SRX file for the target — Enter the path or URL of the SRX document where to take the SRX rules for the target language. Note that when the same document for both languages (most of the cases), the document is read only once, saving processing time. You can use the variable ${ProjDir} to specify the directory of the project.

Verification and Correction

Verify in-line codes for text units with single segment — Set this option to check the in-line codes of the text units that have only a single segment. If this option is set the utility checks for possible issues and may prompt the user to validate the alignment. If this option is not set the utility assumes aligned text units with a single segment do not need manual validation.

Use auto-correction automatically — Set this option to automatically try to correct text units that have a different number of source and target segments. The user is always prompted to confirm the modifications made by auto-correction.

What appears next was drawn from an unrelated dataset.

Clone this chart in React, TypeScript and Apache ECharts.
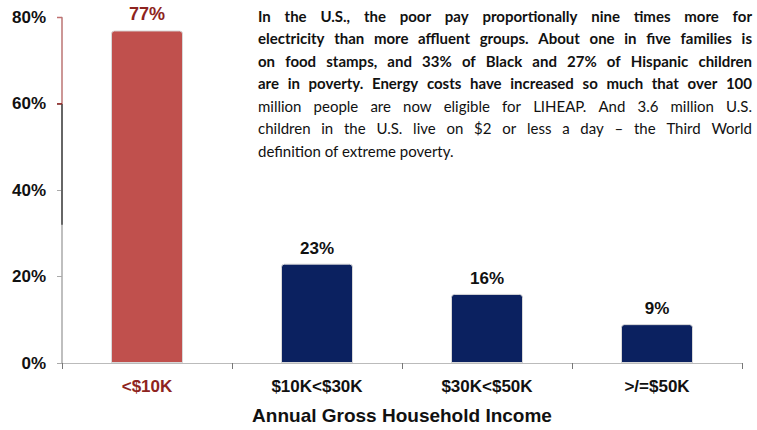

API key for Google MT — Enter the API key to use for any call to the Google Translate service (e.g. when calling Get Machine Translation of Source). Leave this field empty to not use the MT service.

Output Tab

TMX Output

Create a TMX document with the aligned entries — Set this option to create a TMX document from the results of the alignment.

Enter the full path of the TMX document where to put the results of the alignment. If the document already exists it will be overwritten. You can use the variable ${ProjDir} to specify the directory of the project.

Create a TMX document with the source entries not found — Set this option to create a TMX document with the source entries not found or skipped during the alignment.

Enter the full path of the TMX document where to put the entries not found or skipped. If the document already exists it will be overwritten. You can use the variable ${ProjDir} to specify the directory of the project.

Generate Trados workarounds — Set this option to generate Trados-specific output in the TMX document. This non-standard notation is needed to prevent loosing some characters such a the backslash or the curly braces when importing the TMX document in some versions of Trados Workbench. The TMX documents generated with this option are not standard TMX files and will likely not import properly in tools correctly supporting TMX.

Exclude segments where the source text matches this regular expression — Set this option to exclude some entries from the TMX output. Enter the regular expression pattern to use. Any entry where the source text matches the given expression will be excluded from the output.

SimpleTM Output

Create a SimpleTM database with the following path — Set this option to generate a SimpleTM database from the results of the alignment.

Enter the full path of the SimpleTM database where to put the results of the alignment. If the document already exists it will be overwritten. You can use the variable ${ProjDir} to specify the directory of the project.

Attributes

Use the following attributes — Set this option to include attributes along with each aligned entry saved in the output files.

Enter the list of pairs name = value for the attributes. Use one line per attribute. There are two special variables that can be used as attribute values:

  • ${filename} is the name of the document being aligned.
  • ${resname} is the identifier for the segment.